SALT LAKE CITY – A study conducted at the University of Utah examined the effects of increased sugar intake among mice, and the results are shocking.
James Ruff is a post-doctoral student at the University of Utah involved with the project, and he said the sugar increase was bad for the rodents.
“The sugar has done something to their physiological systems that make them worse at competing--worse at dealing with the day-to-day struggles of mouse life,” he said.
Ruff said an average mouse lives for a year, and he said they did a life-long study on the animals to look at the effects of chronic sugar consumption. He said a 25 percent increase in sugar changed the way mice lived in a contained, natural habitat.
"It makes the male not be able to give it their all every day in order to have and defend and maintain one of these territories, and it makes it harder for the females to do the incredibly intensive things they have to do--forage for food, gestate, and there's pups, which is incredibly taxing,” he said.

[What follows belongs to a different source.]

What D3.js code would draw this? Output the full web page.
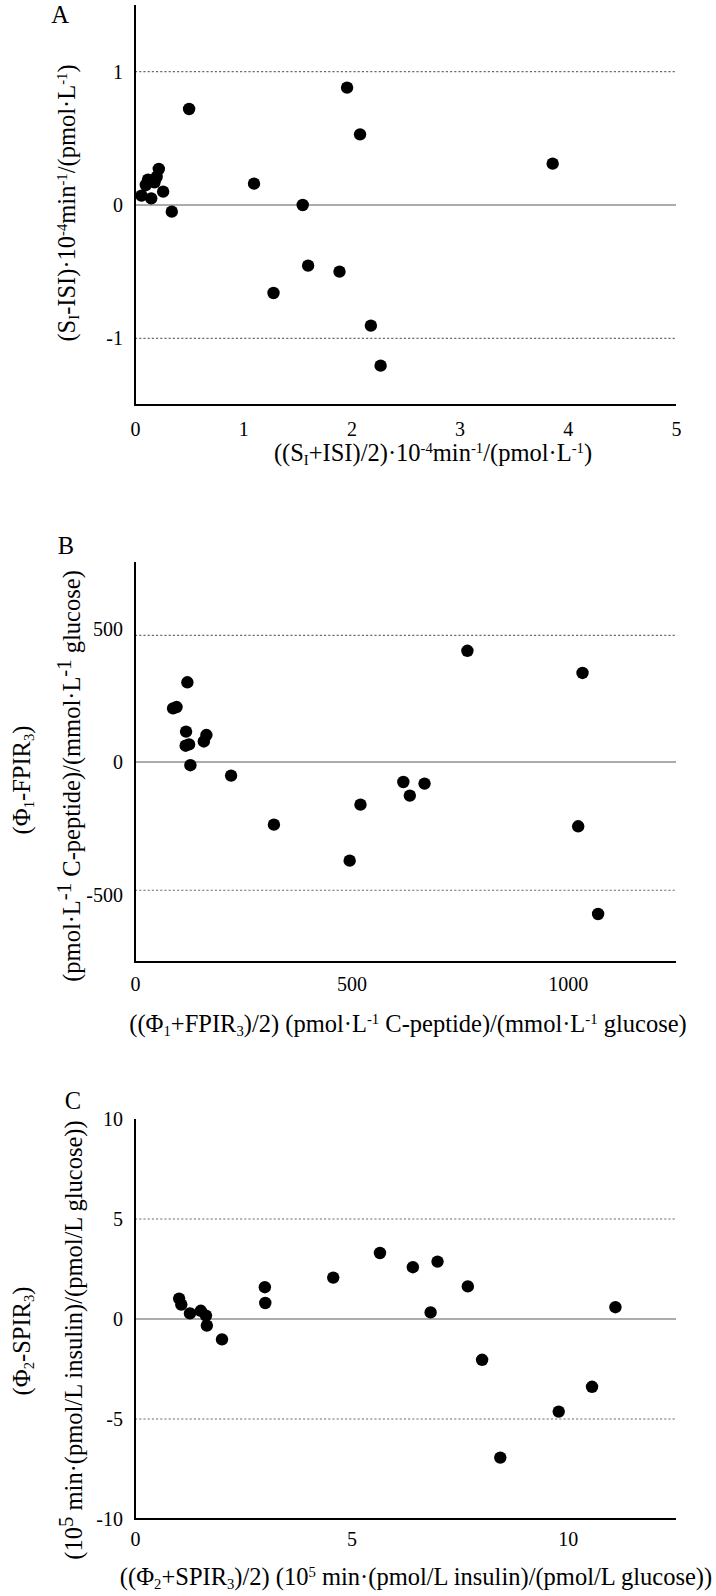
<!DOCTYPE html>
<html>
<head>
<meta charset="utf-8">
<script src="https://cdn.jsdelivr.net/npm/d3@7/dist/d3.min.js"></script>
<style>
  html, body { margin: 0; padding: 0; background: #fff; }
  svg { display: block; }
  text { font-family: "Liberation Serif", "Times New Roman", serif; fill: #000; }
</style>
</head>
<body>
<svg id="chart" width="716" height="1596"></svg>
<script>
// ---------- Panel A ----------
const aX = [0.06, 0.10, 0.12, 0.15, 0.18, 0.20, 0.22, 0.26, 0.34, 0.50, 1.10, 1.28, 1.55, 1.60, 1.89, 1.96, 2.08, 2.18, 2.27, 3.86];
const aY = [0.07, 0.15, 0.19, 0.05, 0.17, 0.21, 0.27, 0.10, -0.05, 0.72, 0.16, -0.66, 0.00, -0.455, -0.50, 0.88, 0.53, -0.905, -1.205, 0.31];
const aXTicks = [0, 1, 2, 3, 4, 5];
const aYTicks = [-1, 0, 1];
const aLimits = [1, -1];

// ---------- Panel B ----------
const bX = [768, 1034, 121, 88, 96, 118, 165, 159, 117, 125, 128, 222, 620, 669, 635, 521, 321, 1024, 496, 1070];
const bY = [417, 334, 299, 201, 206, 114, 101, 77, 61, 66, -12, -51, -75, -81, -126, -160, -235, -241, -370, -570];
const bXTicks = [0, 500, 1000];
const bYTicks = [-500, 0, 500];
const bLimits = [475, -481];

// ---------- Panel C ----------
const cX = [5.66, 6.42, 6.99, 4.58, 3.00, 7.69, 3.01, 1.02, 1.07, 1.27, 1.52, 1.64, 1.66, 2.01, 6.83, 11.10, 8.02, 10.56, 9.79, 8.44];
const cY = [3.30, 2.59, 2.87, 2.07, 1.59, 1.63, 0.80, 1.02, 0.72, 0.28, 0.41, 0.17, -0.33, -1.02, 0.33, 0.59, -2.04, -3.39, -4.63, -6.93];
const cXTicks = [0, 5, 10];
const cYTicks = [-10, -5, 0, 5, 10];
const cLimits = [5, -5];

// titles as [text, kind] segments
const aXTitle = [["((S","n"],["I","sub"],["+ISI)/2)·10","n"],["-4","sup"],["min","n"],["-1","sup"],["/(pmol·L","n"],["-1","sup"],[")","n"]];
const aYTitle = [["(S","n"],["I","sub"],["-ISI)·10","n"],["-4","sup"],["min","n"],["-1","sup"],["/(pmol·L","n"],["-1","sup"],[")","n"]];
const bXTitle = [["((Φ","n"],["1","sub"],["+FPIR","n"],["3","sub"],[")/2) (pmol·L","n"],["-1","sup"],[" C-peptide)/(mmol·L","n"],["-1","sup"],[" glucose)","n"]];
const bYTitle1 = [["(Φ","n"],["1","sub"],["-FPIR","n"],["3","sub"],[")","n"]];
const bYTitle2 = [["(pmol·L","n"],["-1","supb"],[" C-peptide)/(mmol·L","n"],["-1","supb"],[" glucose)","n"]];
const cXTitle = [["((Φ","n"],["2","sub"],["+SPIR","n"],["3","sub"],[")/2) (10","n"],["5","sup"],[" min·(pmol/L insulin)/(pmol/L glucose))","n"]];
const cYTitle1 = [["(Φ","n"],["2","sub"],["-SPIR","n"],["3","sub"],[")","n"]];
const cYTitle2 = [["(10","n"],["5","supb"],[" min·(pmol/L insulin)/(pmol/L glucose))","n"]];

const svg = d3.select("#chart");
const TICK_FS = 20, TITLE_FS = 24.5;

function richText(g, segs, x, y, fs, rotate) {
  const t = g.append("text")
    .attr("font-size", fs)
    .attr("text-anchor", "middle")
    .attr("dy", "0.35em");
  if (rotate) t.attr("transform", `translate(${x},${y}) rotate(-90)`);
  else t.attr("x", x).attr("y", y);
  segs.forEach(([s, k]) => {
    const ts = t.append("tspan").text(s);
    if (k === "sub") ts.attr("font-size", fs * 0.6).attr("baseline-shift", "-25%");
    else if (k === "sup") ts.attr("font-size", fs * 0.6).attr("baseline-shift", "55%");
    else if (k === "supb") ts.attr("font-size", fs * 0.85).attr("baseline-shift", "45%");
  });
  return t;
}

function panel(cfg) {
  const g = svg.append("g");
  const x = d3.scaleLinear().domain(cfg.xDomain).range([cfg.left, cfg.right]);
  const y = d3.scaleLinear().domain(cfg.yDomain).range([cfg.bottom, cfg.top]);

  // limits of agreement (dashed)
  g.selectAll("line.lim").data(cfg.limits).join("line")
    .attr("x1", x(cfg.xDomain[0])).attr("x2", x(cfg.xDomain[1]))
    .attr("y1", d => y(d)).attr("y2", d => y(d))
    .attr("stroke", "#6e6e6e").attr("stroke-width", 1.1)
    .attr("stroke-dasharray", "2.2,2");

  // zero line
  g.append("line")
    .attr("x1", x(cfg.xDomain[0])).attr("x2", x(cfg.xDomain[1]))
    .attr("y1", y(0)).attr("y2", y(0))
    .attr("stroke", "#5a5a5a").attr("stroke-width", 1.2);

  // axes via d3 axis generators (no tick marks), hyphen-minus labels
  const fmt = d => String(d);
  const xAxis = d3.axisBottom(x).tickValues(cfg.xTicks).tickSize(0).tickPadding(cfg.xPad).tickFormat(fmt);
  const yAxis = d3.axisLeft(y).tickValues(cfg.yTicks).tickSize(0).tickPadding(12).tickFormat(fmt);

  const gx = g.append("g").attr("transform", `translate(0,${cfg.bottom})`).call(xAxis);
  const gy = g.append("g").attr("transform", `translate(${cfg.left},0)`).call(yAxis);
  [gx, gy].forEach(a => {
    a.attr("font-family", null);
    a.select(".domain").remove();
    a.selectAll("text").attr("font-size", TICK_FS).attr("fill", "#000");
  });
  gx.selectAll("text").attr("dy", "0.35em").attr("y", cfg.xPad);

  // axis lines
  g.append("line").attr("x1", cfg.left).attr("x2", cfg.left).attr("y1", cfg.top).attr("y2", cfg.bottom + 1)
    .attr("stroke", "#000").attr("stroke-width", 2);
  g.append("line").attr("x1", cfg.left - 1).attr("x2", cfg.right).attr("y1", cfg.bottom).attr("y2", cfg.bottom)
    .attr("stroke", "#000").attr("stroke-width", 2);

  // points
  g.selectAll("circle").data(cfg.xs.map((v, i) => [v, cfg.ys[i]])).join("circle")
    .attr("cx", d => x(d[0])).attr("cy", d => y(d[1])).attr("r", 6.2).attr("fill", "#000");

  // titles
  richText(g, cfg.xTitle, cfg.xTitlePos[0], cfg.xTitlePos[1], TITLE_FS, false);
  cfg.yTitles.forEach(([segs, px, py]) => richText(g, segs, px, py, TITLE_FS, true));

  g.append("text").attr("x", cfg.labelPos[0]).attr("y", cfg.labelPos[1]).attr("dy", "0.35em")
    .attr("text-anchor", "middle").attr("font-size", TITLE_FS).text(cfg.label);
}

panel({
  xs: aX, ys: aY, xDomain: [0, 5], yDomain: [-1.5, 1.5],
  left: 135, right: 676, top: 5, bottom: 405,
  xTicks: aXTicks, yTicks: aYTicks, limits: aLimits, xPad: 24,
  xTitle: aXTitle, xTitlePos: [433, 452],
  yTitles: [[aYTitle, 66, 203]],
  label: "A", labelPos: [60, 14]
});

panel({
  xs: bX, ys: bY, xDomain: [0, 1250], yDomain: [-750, 750],
  left: 135, right: 676, top: 562, bottom: 962,
  xTicks: bXTicks, yTicks: bYTicks, limits: bLimits, xPad: 22,
  xTitle: bXTitle, xTitlePos: [408, 1023],
  yTitles: [[bYTitle1, 21, 780], [bYTitle2, 71, 776]],
  label: "B", labelPos: [66, 545]
});

panel({
  xs: cX, ys: cY, xDomain: [0, 12.5], yDomain: [-10, 10],
  left: 135, right: 676, top: 1119, bottom: 1519,
  xTicks: cXTicks, yTicks: cYTicks, limits: cLimits, xPad: 20,
  xTitle: cXTitle, xTitlePos: [416, 1576],
  yTitles: [[cYTitle1, 21, 1341], [cYTitle2, 73, 1340]],
  label: "C", labelPos: [73, 1100]
});
</script>
</body>
</html>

The mortality rate in female mice went from 17 percent to 35 percent, and male mice produced 25 percent fewer offspring compared to mice on a controlled diet.
Doctor Wayne Potts is a biology professor at the University of Utah, and he said the impact of the sugar was more significant than he expected.
"I was surprised how big the effect was that we are actually talking about mortality,” he said. “That's a pretty big kind of end-point."
A study on inbred mice was also performed, and researchers said the effects of increased sugar were similar to what was seen among inbred mice.
"The inbred mice, or the mice on the added sugar diet, lose about 30 percent of their health and fitness and reproductive output,” Potts said.
Potts said the study has already changed lives, at least in his family.
"The biggest impact is on my 15-year-old son’s life, who pretty much ignores what I tell him, but he promised that when this study was published, which is today, that he would go cold turkey on the sugary drinks,” he said.
U of U researchers said that while mice and humans have different physiological makeups, they are close enough that the side effects of sugar might be something people should consider eliminating from their diet.